Engineering

AIOps: A Self-Healing Mentality

By | | 3 min read


Summary
'AIOps' and 'cognitive operations' are more than just industry buzzwords. They enable self-healing before a problem occurs.

The first time I began watching Minority Report back in 2002, the film’s premise made me optimistic: Crime could be prevented with the help of Precogs, a trio of mutant psychics capable of “previsualizing” crimes and enabling police to stop murderers before they act. What a great utopia!

I quickly realized, however, that this “utopia” was in fact a dystopian nightmare. I left the theater feeling confident that key elements of Minority Report’s bleak future—city-wide placement of iris scanners, for instance—would never come to pass. Fast forward to today, however, and ubiquitous iris-scanning doesn’t seem so far-fetched. Don’t believe me? Simply glance at your smartphone and the device unlocks.

This isn’t dystopian stuff, however. Rather, today’s consumer is enjoying the benefits that machine learning and artificial intelligence provide. From Amazon’s product recommendations to Netflix’s show suggestions to Lyft’s passenger predictions, these services—while not foreseeing crime—greatly enhance the user experience.

The systems that run these next-generation features are vastly complex, ingesting a large corpus of data and continually learning and adapting to help drive different decisions. Similarly, a new enterprise movement is underway to combine machine learning and AI to support IT operations. Gartner calls it “AIOps,” while Forrester favors “Cognitive Operations.”

A Hypothesis-Driven World

Hypothesis-driven analysis is not new to the business world. It impacts the average consumer in many ways, such as when a credit card vendor tweaks its credit-scoring rules to determine who should receive a promotional offer (and you get another packet in your mailbox). Or when the TSA decides to expand or contract its TSA PreCheck program.

Of course, systems with AI/ML are not new to the enterprise. Some parts of the stack, such as intrusion detection, have been using artificial intelligence and machine learning for some time.

But with AIOps, we are entering an age where the entire soup-to-nuts of measuring user sentiment—everything from A/B testing to canary deployment—can be automated. And while there’s a sharp increase in the number of systems that can take action—CI/CD, IaaS, and container orchestrators are particularly well-suited to instruction—the harder part is the conclusions process, which is where AIOps systems will come into play.

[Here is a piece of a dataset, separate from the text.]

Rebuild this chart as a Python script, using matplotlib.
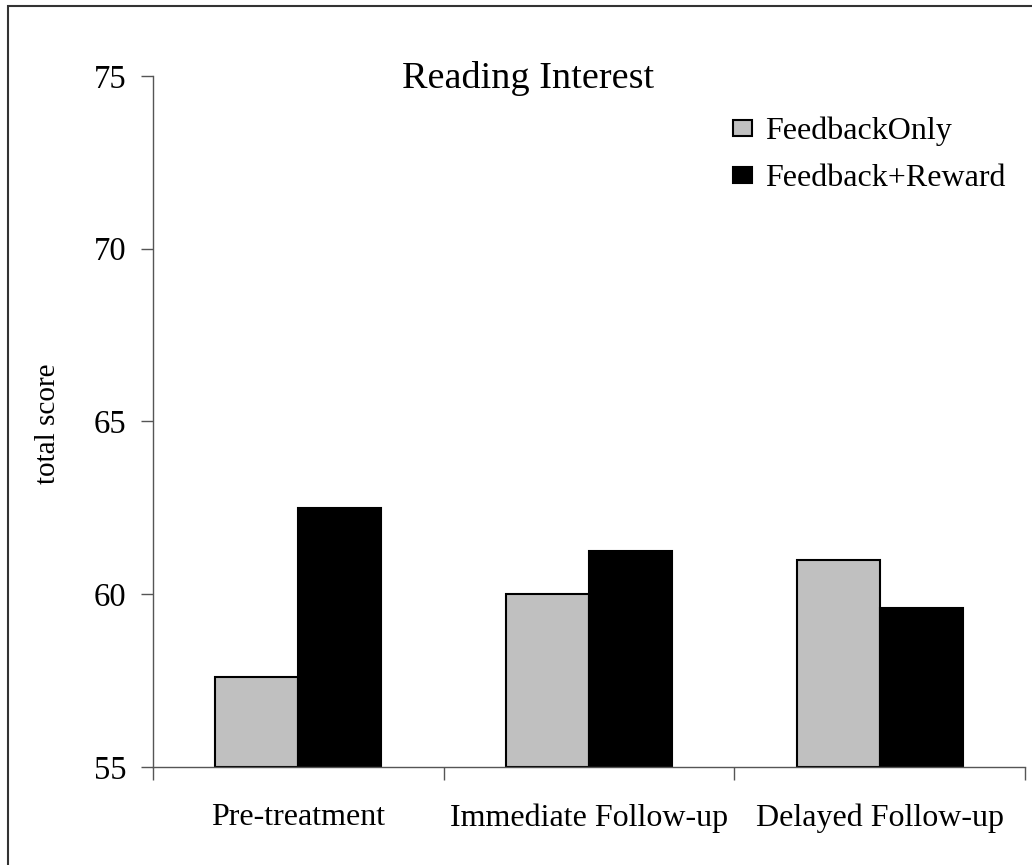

The ability to make dynamic decisions and test multiple hypotheses without administrative intervention is a huge boon to business. In addition to myriad other skills, AIOps platforms could monitor user sentiment in social collaboration tools like Slack, for instance, to determine if some type of action or deeper introspection is required. This action could be something as simple as redeploying with more verbose logging, or tracing for a limited period of time to tune, heal, or even deploy a new version of an application.

AIOps: Precog, But in a Good Way

AIOps and cognitive operations may sound like two more enterprise software buzzwords to bounce around, but their potential should not be dismissed. According to Google’s Site Reliability Engineering workbook, self-healing and auto-healing infrastructures are critically important to the enterprise. What’s important to remember about AIOps and cognitive operations is that they enable self-healing before a problem occurs.

Of course, this new paradigm is no replacement for good development and operation practices. But more often than not, we take on new projects that may be ill-defined, or find ourselves dropped into the middle of a troubled project (or firestorm). In what I call the “fog of development,” no one person has an unobstructed, 360-degree view of the system.

What if the system could deliver automated insights that you could incorporate into your next software release? Having a systematic record of real-world performance and topology—rather than just tribal knowledge—is a huge plus. Similar to the security world having a runtime application self-protection (RASP) platform, engineers should address underlying issues in future versions of the application. In some ways, AIOps and cognitive operations have much in common with the CAMS Model, the core values of the DevOps Movement: culture, automation, measurement and sharing. Wouldn’t it be nice to automate the healing as well?